Data section ::
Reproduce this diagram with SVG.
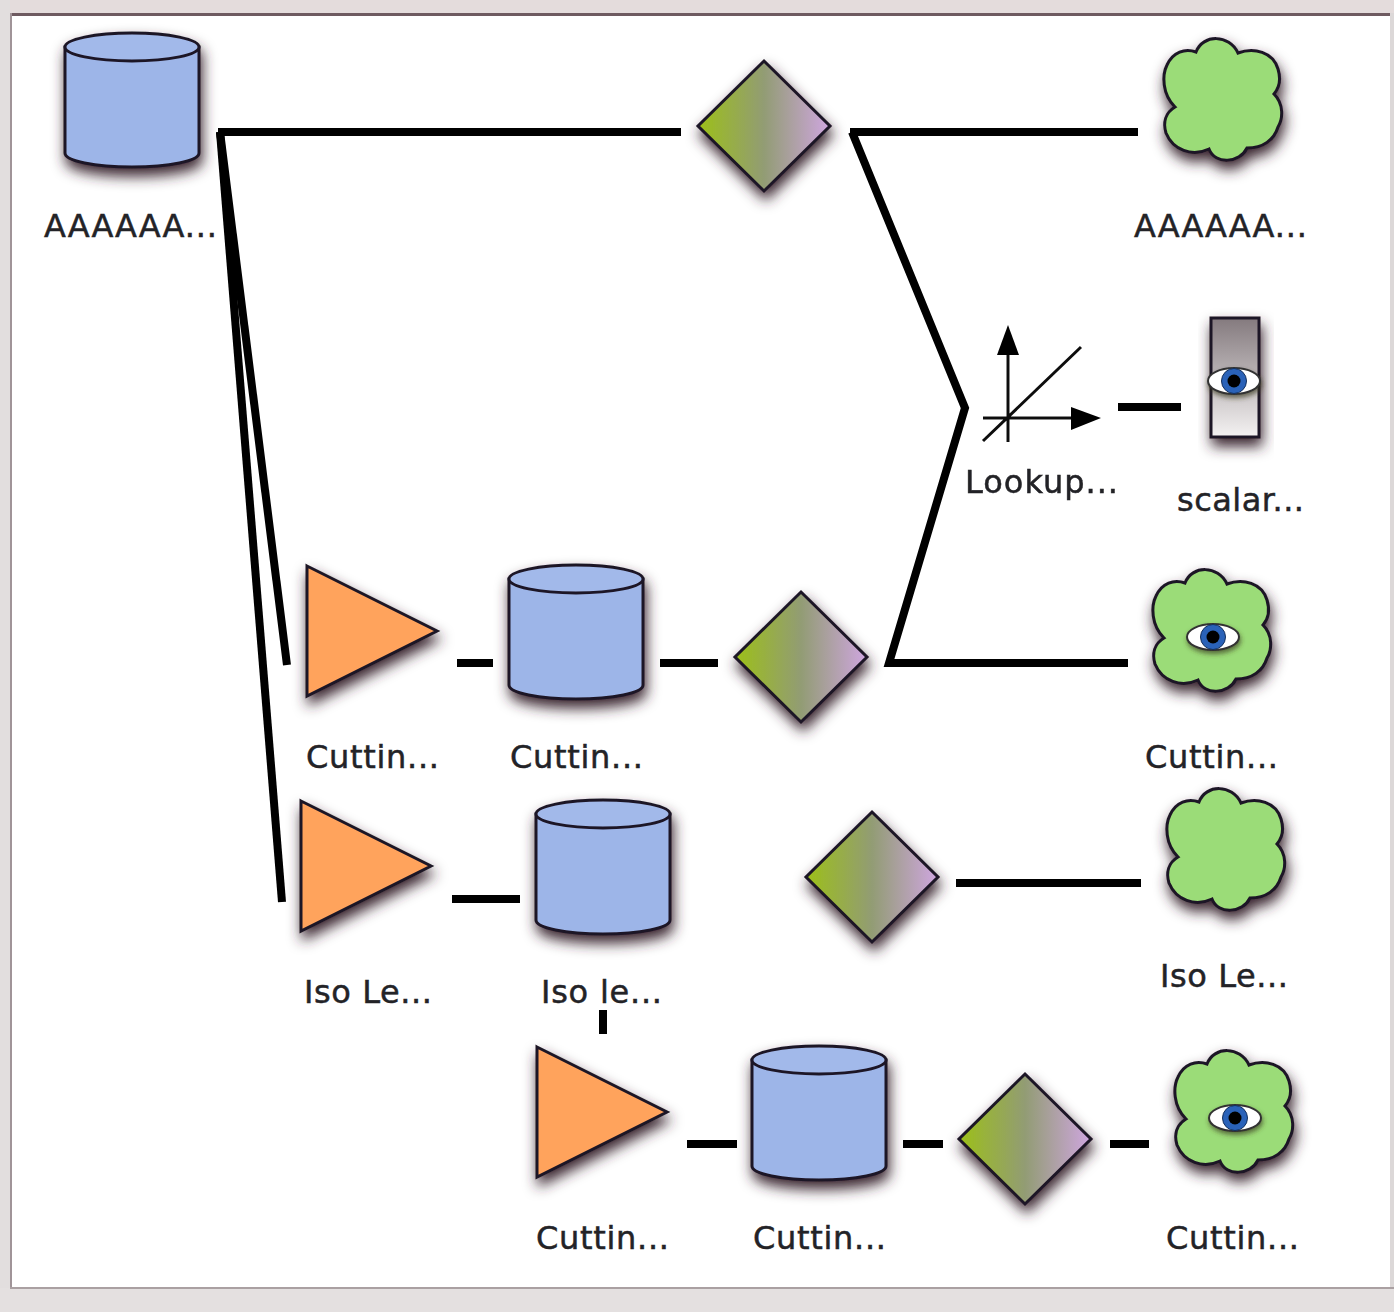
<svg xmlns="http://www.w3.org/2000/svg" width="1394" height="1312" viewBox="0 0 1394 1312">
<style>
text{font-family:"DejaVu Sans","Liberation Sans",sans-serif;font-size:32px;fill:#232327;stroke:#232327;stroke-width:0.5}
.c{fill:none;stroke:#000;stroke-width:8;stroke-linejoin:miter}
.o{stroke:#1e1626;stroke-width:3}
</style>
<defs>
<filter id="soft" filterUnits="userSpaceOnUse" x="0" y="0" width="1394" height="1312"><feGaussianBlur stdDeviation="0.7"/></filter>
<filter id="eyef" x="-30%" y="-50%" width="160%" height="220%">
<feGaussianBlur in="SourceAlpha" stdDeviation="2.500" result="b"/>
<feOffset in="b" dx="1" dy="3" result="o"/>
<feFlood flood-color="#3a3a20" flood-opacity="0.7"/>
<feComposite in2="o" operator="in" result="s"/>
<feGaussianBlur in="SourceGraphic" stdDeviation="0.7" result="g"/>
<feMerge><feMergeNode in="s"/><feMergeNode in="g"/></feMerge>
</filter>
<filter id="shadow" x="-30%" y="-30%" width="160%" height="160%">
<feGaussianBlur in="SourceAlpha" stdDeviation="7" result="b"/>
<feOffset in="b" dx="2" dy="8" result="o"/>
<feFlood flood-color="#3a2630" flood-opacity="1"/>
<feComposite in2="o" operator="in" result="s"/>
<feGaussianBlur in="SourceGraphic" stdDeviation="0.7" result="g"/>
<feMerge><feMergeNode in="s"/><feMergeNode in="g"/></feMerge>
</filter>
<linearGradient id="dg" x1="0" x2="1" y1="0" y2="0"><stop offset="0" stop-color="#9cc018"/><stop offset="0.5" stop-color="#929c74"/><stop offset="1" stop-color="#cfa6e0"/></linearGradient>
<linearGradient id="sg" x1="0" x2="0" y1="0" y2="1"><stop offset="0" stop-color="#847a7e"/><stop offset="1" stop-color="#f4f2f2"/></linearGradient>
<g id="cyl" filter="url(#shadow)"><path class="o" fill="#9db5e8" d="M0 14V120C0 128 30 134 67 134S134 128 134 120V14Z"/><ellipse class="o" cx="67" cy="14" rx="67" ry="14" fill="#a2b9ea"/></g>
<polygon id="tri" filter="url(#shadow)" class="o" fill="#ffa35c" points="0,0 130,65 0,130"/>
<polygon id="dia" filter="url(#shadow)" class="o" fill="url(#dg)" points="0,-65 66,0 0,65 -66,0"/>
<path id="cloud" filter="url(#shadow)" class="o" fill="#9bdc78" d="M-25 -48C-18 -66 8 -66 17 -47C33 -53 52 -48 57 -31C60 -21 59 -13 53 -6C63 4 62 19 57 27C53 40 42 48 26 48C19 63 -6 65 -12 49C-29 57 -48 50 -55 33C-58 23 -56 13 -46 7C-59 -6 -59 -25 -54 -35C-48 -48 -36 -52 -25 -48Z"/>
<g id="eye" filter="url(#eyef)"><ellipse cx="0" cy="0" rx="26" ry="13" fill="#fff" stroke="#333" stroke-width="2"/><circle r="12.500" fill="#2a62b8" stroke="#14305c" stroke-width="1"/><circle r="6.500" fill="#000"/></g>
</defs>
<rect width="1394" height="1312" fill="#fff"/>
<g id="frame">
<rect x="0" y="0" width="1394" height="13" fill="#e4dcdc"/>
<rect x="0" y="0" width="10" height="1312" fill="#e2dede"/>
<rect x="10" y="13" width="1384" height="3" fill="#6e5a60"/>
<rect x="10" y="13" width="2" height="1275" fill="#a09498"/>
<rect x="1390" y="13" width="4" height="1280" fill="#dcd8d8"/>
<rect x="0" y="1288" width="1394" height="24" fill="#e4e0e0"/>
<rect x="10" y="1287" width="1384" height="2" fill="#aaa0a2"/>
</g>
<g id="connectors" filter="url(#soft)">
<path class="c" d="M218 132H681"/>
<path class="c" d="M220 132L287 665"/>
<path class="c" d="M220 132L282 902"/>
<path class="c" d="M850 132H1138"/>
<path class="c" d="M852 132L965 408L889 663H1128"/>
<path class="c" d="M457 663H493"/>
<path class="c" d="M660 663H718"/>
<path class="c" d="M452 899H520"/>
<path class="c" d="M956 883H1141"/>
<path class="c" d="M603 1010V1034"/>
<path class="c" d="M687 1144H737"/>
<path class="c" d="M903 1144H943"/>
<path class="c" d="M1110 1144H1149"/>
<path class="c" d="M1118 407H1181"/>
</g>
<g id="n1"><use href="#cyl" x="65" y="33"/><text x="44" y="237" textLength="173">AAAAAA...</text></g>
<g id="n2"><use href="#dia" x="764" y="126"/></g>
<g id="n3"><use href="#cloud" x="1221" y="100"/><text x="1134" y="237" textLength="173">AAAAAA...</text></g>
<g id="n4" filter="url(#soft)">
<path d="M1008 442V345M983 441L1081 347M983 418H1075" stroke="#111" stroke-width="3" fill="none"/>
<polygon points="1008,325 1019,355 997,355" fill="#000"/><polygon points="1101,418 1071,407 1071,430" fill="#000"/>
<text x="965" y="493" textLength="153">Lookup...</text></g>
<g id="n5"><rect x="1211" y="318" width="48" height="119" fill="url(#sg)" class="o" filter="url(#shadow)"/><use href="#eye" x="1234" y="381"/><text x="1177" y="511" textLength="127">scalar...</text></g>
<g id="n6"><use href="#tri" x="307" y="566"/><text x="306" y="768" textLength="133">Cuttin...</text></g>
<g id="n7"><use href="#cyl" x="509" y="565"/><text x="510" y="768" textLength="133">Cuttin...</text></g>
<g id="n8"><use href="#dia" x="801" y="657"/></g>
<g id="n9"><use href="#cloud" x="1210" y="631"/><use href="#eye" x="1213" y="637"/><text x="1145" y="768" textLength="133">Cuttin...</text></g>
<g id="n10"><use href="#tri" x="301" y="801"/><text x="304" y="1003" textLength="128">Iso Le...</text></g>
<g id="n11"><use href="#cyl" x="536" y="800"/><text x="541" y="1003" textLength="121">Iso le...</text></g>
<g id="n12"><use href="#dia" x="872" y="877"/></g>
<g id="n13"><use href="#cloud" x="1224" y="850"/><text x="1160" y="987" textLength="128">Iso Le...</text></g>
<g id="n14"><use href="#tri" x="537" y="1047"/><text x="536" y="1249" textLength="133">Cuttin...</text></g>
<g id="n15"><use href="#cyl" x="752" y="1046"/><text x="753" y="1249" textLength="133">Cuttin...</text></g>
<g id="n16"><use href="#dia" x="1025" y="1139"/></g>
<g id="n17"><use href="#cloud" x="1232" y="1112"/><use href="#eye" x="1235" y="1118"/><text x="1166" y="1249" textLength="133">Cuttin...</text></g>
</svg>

Required task ::
Quote the preceding listing precisely and completely, omitting its images.

Response ::
Reproduce this diagram with SVG.
<svg xmlns="http://www.w3.org/2000/svg" width="1394" height="1312" viewBox="0 0 1394 1312">
<style>
text{font-family:"DejaVu Sans","Liberation Sans",sans-serif;font-size:32px;fill:#232327;stroke:#232327;stroke-width:0.5}
.c{fill:none;stroke:#000;stroke-width:8;stroke-linejoin:miter}
.o{stroke:#1e1626;stroke-width:3}
</style>
<defs>
<filter id="soft" filterUnits="userSpaceOnUse" x="0" y="0" width="1394" height="1312"><feGaussianBlur stdDeviation="0.7"/></filter>
<filter id="eyef" x="-30%" y="-50%" width="160%" height="220%">
<feGaussianBlur in="SourceAlpha" stdDeviation="2.500" result="b"/>
<feOffset in="b" dx="1" dy="3" result="o"/>
<feFlood flood-color="#3a3a20" flood-opacity="0.7"/>
<feComposite in2="o" operator="in" result="s"/>
<feGaussianBlur in="SourceGraphic" stdDeviation="0.7" result="g"/>
<feMerge><feMergeNode in="s"/><feMergeNode in="g"/></feMerge>
</filter>
<filter id="shadow" x="-30%" y="-30%" width="160%" height="160%">
<feGaussianBlur in="SourceAlpha" stdDeviation="7" result="b"/>
<feOffset in="b" dx="2" dy="8" result="o"/>
<feFlood flood-color="#3a2630" flood-opacity="1"/>
<feComposite in2="o" operator="in" result="s"/>
<feGaussianBlur in="SourceGraphic" stdDeviation="0.7" result="g"/>
<feMerge><feMergeNode in="s"/><feMergeNode in="g"/></feMerge>
</filter>
<linearGradient id="dg" x1="0" x2="1" y1="0" y2="0"><stop offset="0" stop-color="#9cc018"/><stop offset="0.5" stop-color="#929c74"/><stop offset="1" stop-color="#cfa6e0"/></linearGradient>
<linearGradient id="sg" x1="0" x2="0" y1="0" y2="1"><stop offset="0" stop-color="#847a7e"/><stop offset="1" stop-color="#f4f2f2"/></linearGradient>
<g id="cyl" filter="url(#shadow)"><path class="o" fill="#9db5e8" d="M0 14V120C0 128 30 134 67 134S134 128 134 120V14Z"/><ellipse class="o" cx="67" cy="14" rx="67" ry="14" fill="#a2b9ea"/></g>
<polygon id="tri" filter="url(#shadow)" class="o" fill="#ffa35c" points="0,0 130,65 0,130"/>
<polygon id="dia" filter="url(#shadow)" class="o" fill="url(#dg)" points="0,-65 66,0 0,65 -66,0"/>
<path id="cloud" filter="url(#shadow)" class="o" fill="#9bdc78" d="M-25 -48C-18 -66 8 -66 17 -47C33 -53 52 -48 57 -31C60 -21 59 -13 53 -6C63 4 62 19 57 27C53 40 42 48 26 48C19 63 -6 65 -12 49C-29 57 -48 50 -55 33C-58 23 -56 13 -46 7C-59 -6 -59 -25 -54 -35C-48 -48 -36 -52 -25 -48Z"/>
<g id="eye" filter="url(#eyef)"><ellipse cx="0" cy="0" rx="26" ry="13" fill="#fff" stroke="#333" stroke-width="2"/><circle r="12.500" fill="#2a62b8" stroke="#14305c" stroke-width="1"/><circle r="6.500" fill="#000"/></g>
</defs>
<rect width="1394" height="1312" fill="#fff"/>
<g id="frame">
<rect x="0" y="0" width="1394" height="13" fill="#e4dcdc"/>
<rect x="0" y="0" width="10" height="1312" fill="#e2dede"/>
<rect x="10" y="13" width="1384" height="3" fill="#6e5a60"/>
<rect x="10" y="13" width="2" height="1275" fill="#a09498"/>
<rect x="1390" y="13" width="4" height="1280" fill="#dcd8d8"/>
<rect x="0" y="1288" width="1394" height="24" fill="#e4e0e0"/>
<rect x="10" y="1287" width="1384" height="2" fill="#aaa0a2"/>
</g>
<g id="connectors" filter="url(#soft)">
<path class="c" d="M218 132H681"/>
<path class="c" d="M220 132L287 665"/>
<path class="c" d="M220 132L282 902"/>
<path class="c" d="M850 132H1138"/>
<path class="c" d="M852 132L965 408L889 663H1128"/>
<path class="c" d="M457 663H493"/>
<path class="c" d="M660 663H718"/>
<path class="c" d="M452 899H520"/>
<path class="c" d="M956 883H1141"/>
<path class="c" d="M603 1010V1034"/>
<path class="c" d="M687 1144H737"/>
<path class="c" d="M903 1144H943"/>
<path class="c" d="M1110 1144H1149"/>
<path class="c" d="M1118 407H1181"/>
</g>
<g id="n1"><use href="#cyl" x="65" y="33"/><text x="44" y="237" textLength="173">AAAAAA...</text></g>
<g id="n2"><use href="#dia" x="764" y="126"/></g>
<g id="n3"><use href="#cloud" x="1221" y="100"/><text x="1134" y="237" textLength="173">AAAAAA...</text></g>
<g id="n4" filter="url(#soft)">
<path d="M1008 442V345M983 441L1081 347M983 418H1075" stroke="#111" stroke-width="3" fill="none"/>
<polygon points="1008,325 1019,355 997,355" fill="#000"/><polygon points="1101,418 1071,407 1071,430" fill="#000"/>
<text x="965" y="493" textLength="153">Lookup...</text></g>
<g id="n5"><rect x="1211" y="318" width="48" height="119" fill="url(#sg)" class="o" filter="url(#shadow)"/><use href="#eye" x="1234" y="381"/><text x="1177" y="511" textLength="127">scalar...</text></g>
<g id="n6"><use href="#tri" x="307" y="566"/><text x="306" y="768" textLength="133">Cuttin...</text></g>
<g id="n7"><use href="#cyl" x="509" y="565"/><text x="510" y="768" textLength="133">Cuttin...</text></g>
<g id="n8"><use href="#dia" x="801" y="657"/></g>
<g id="n9"><use href="#cloud" x="1210" y="631"/><use href="#eye" x="1213" y="637"/><text x="1145" y="768" textLength="133">Cuttin...</text></g>
<g id="n10"><use href="#tri" x="301" y="801"/><text x="304" y="1003" textLength="128">Iso Le...</text></g>
<g id="n11"><use href="#cyl" x="536" y="800"/><text x="541" y="1003" textLength="121">Iso le...</text></g>
<g id="n12"><use href="#dia" x="872" y="877"/></g>
<g id="n13"><use href="#cloud" x="1224" y="850"/><text x="1160" y="987" textLength="128">Iso Le...</text></g>
<g id="n14"><use href="#tri" x="537" y="1047"/><text x="536" y="1249" textLength="133">Cuttin...</text></g>
<g id="n15"><use href="#cyl" x="752" y="1046"/><text x="753" y="1249" textLength="133">Cuttin...</text></g>
<g id="n16"><use href="#dia" x="1025" y="1139"/></g>
<g id="n17"><use href="#cloud" x="1232" y="1112"/><use href="#eye" x="1235" y="1118"/><text x="1166" y="1249" textLength="133">Cuttin...</text></g>
</svg>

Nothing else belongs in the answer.